Phototherapy
GOALS OF PHOTOTHERAPY
• help teens begin to dream and tell their story through image and imagination
• inspire teens to catalyze and recognize the power of their imagination
• teach teens to begin to trust their imagination and inner life as the ultimate guide through life
• realize their differences and uniqueness through images and story
DEEPEN AWARENESS & IMAGINATION
Potential for deepening awareness of the unique self begins in adolescence. Creating an image of any kind is imagining. And imagining is awakening the longing of each soul for truth, beauty, love and creativity. Images arise in a meaningful way in our awareness through art, imagination, visions, dreams, and daily life. But for teens to recognize their own images and trust imagination, they need guidance.
FINDING WORDS & IMAGES
Teenagers often don’t often have the language to describe their thoughts, sensations, feelings and desires. One of the great shadows of the digital age is that children receive images from outside and cease to have faith in their own.

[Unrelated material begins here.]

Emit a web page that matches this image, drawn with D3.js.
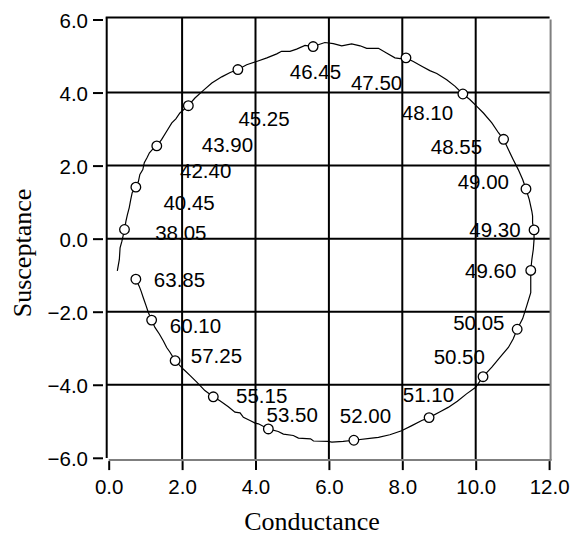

Most kids are so bombarded with media, enticed by surface promises, that they don’t yet know the value of their dreams and visions. Without experience of the creative potential of their imagination teens remain disconnected from deeper longing and desires.
THE PROCESS
In phototherapy, I use photographs to facilitate creative self-expression in the form of storytelling, poetry, and song writing as an avenue into relationship, understanding and meaning. I’ve cultivated images from various photographic traditions: social documentary, architectural, nature, fashion and art. They can be used in a number of exercises, depending on the teen’s motivation and desire. I might, for example, invite a teen to choose an image from the set, then talk about what he sees and likes in the portrait, landscape or scene. Simply describing what he sees in the image, he begins to express some truth about his own experience. And the more he associates to the photo, the more he seeds the ground of his life with his own story, images and imagining, which is central to the healing and soul-making work of psychotherapy.